The only thing keeping the wheelchair from folding was Tim’s body. I pulled him backwards across the rutted tarmac, with the wheel click-click-clicking, and the heat from the morning sun rising off the surface. We hit one pothole that jarred him. Woops.
We cruised into the terminal, and literally ten yards from the ambulance, we both spotted a brand new wheelchair. But the pain was pretty heavy, as he was sweating and he could barely speak.
The ride from the airport to the hospital in downtown Nassau usually takes 45 minutes, especially in rush hour traffic on the cramped two lane roads. We made it in 15, with lights and sirens blaring. The jerky moves to avoid oncoming traffic didn’t help Tim, nor did the paramedic who fell on his knee at one sudden stop.
Doctors’ Hospital proved to have the best of modern technology, and they provided Tim with morphine and X-Rays. The film showed oblique fractures above the ankle joint in both the tibula and fibia. The injury would need surgery.

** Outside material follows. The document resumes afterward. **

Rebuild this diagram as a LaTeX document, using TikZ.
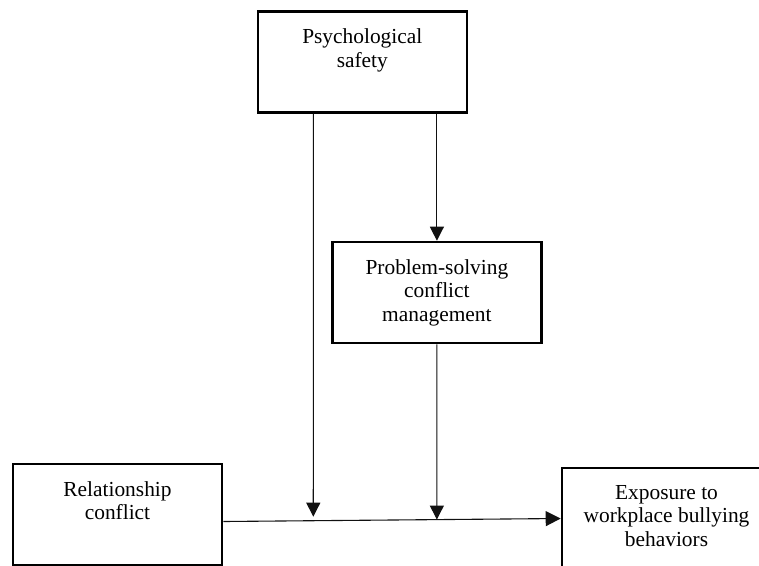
\documentclass[tikz,border=0pt]{standalone}
\usepackage{fontspec}
\setmainfont{Liberation Serif}
\usetikzlibrary{arrows.meta,positioning,calc}
\definecolor{PSInk}{HTML}{000000}
\definecolor{PSLine}{HTML}{111111}
\tikzset{
  flow/.style={-{Triangle[length=14pt,width=14pt]},PSLine,line width=1.1pt},
  flowmain/.style={flow,-{Triangle[length=15pt,width=15pt]}},
  box/.style={draw=PSInk,line width=2.6pt,minimum width=209pt,minimum height=101pt,
              anchor=north,inner sep=0pt},
  boxtext/.style={text=PSInk,font=\fontsize{21.4}{23.7}\selectfont,align=center,
                  inner sep=0pt},
}
\begin{document}
\begin{tikzpicture}[x=1pt,y=-1pt]
    \useasboundingbox (0,0) rectangle (759,565);

    \node[box] (psych) at (362.3,10) {};
    \node[box] (ps) at (436.9,240.7) {};
    \node[box] (rel) at (117.5,462.7) {};
    \node[box] (exp) at (666.5,466.7) {};

    \node[boxtext,below=18.3pt of psych.north] (psychtxt) {Psychological\\safety};
    \node[boxtext,below=18.3pt of ps.north] (pstxt) {Problem-solving\\conflict\\management};
    \node[boxtext,below=18.3pt of rel.north] (reltxt) {Relationship\\conflict};
    \node[boxtext,below=18.3pt of exp.north] (exptxt) {Exposure to\\workplace bullying\\behaviors};

    % main path and the two moderating arrows
    \coordinate (lstart) at ([yshift=-7pt]rel.east);
    \coordinate (ltop) at ([xshift=-49pt]psych.south);
    \coordinate (lbot) at (ltop |- lstart);
    \coordinate (pbot) at (ps.south |- lstart);
    \coordinate (j1) at (intersection of ltop--lbot and lstart--exp.west);
    \coordinate (j2) at (intersection of ps.south--pbot and lstart--exp.west);

    \draw[flowmain] (lstart) -- (exp.west);
    \draw[flow,shorten >=4pt] (ltop) -- (j1);
    \draw[flow] (ps.north |- psych.south) -- (ps.north);
    \draw[flow] (ps.south) -- (j2);
  \end{tikzpicture}
\end{document}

But the Hospital wouldn’t operate until we paid for the services in advance. The $1,000 cash the Captain gave me was merely a deposit. The surgery would cost $10,000.
When I tried to call the boat to get payment means, the pay phone in the hospital was broken. After trudging a half mile under a scorching humid sun to the nearest pay phone, the satellite phone number of the boat was out of service.
I called a trusted counsel stateside who advised me to max out my credit card. The boy needed medical attention. Then I set about figuring out how to contact the boat to advise the Captain of his First Mate’s status.
So I left my friend in the care of the hospital, and sojourned to the payphones, where I called resorts on Guana Cay, in the hopes that they could use their VHF radios to hail the Captain on channel 16, provided he was in the bridge.
After about two dozen tries throughout the afternoon, the crew aboard Maverick II heard the VHF call.
I ended up staying in Nassau three days being a nurse to the First Mate. I finally left Tim in a hotel room on Paradise Island with sufficient cash and food, because I had to return to the boat to set sail for Bermuda.
Tim caught a plane back to Rochester a few days after that, where he is now, healing at his parents’ house. We expect him to rejoin us in Egypt or Malta.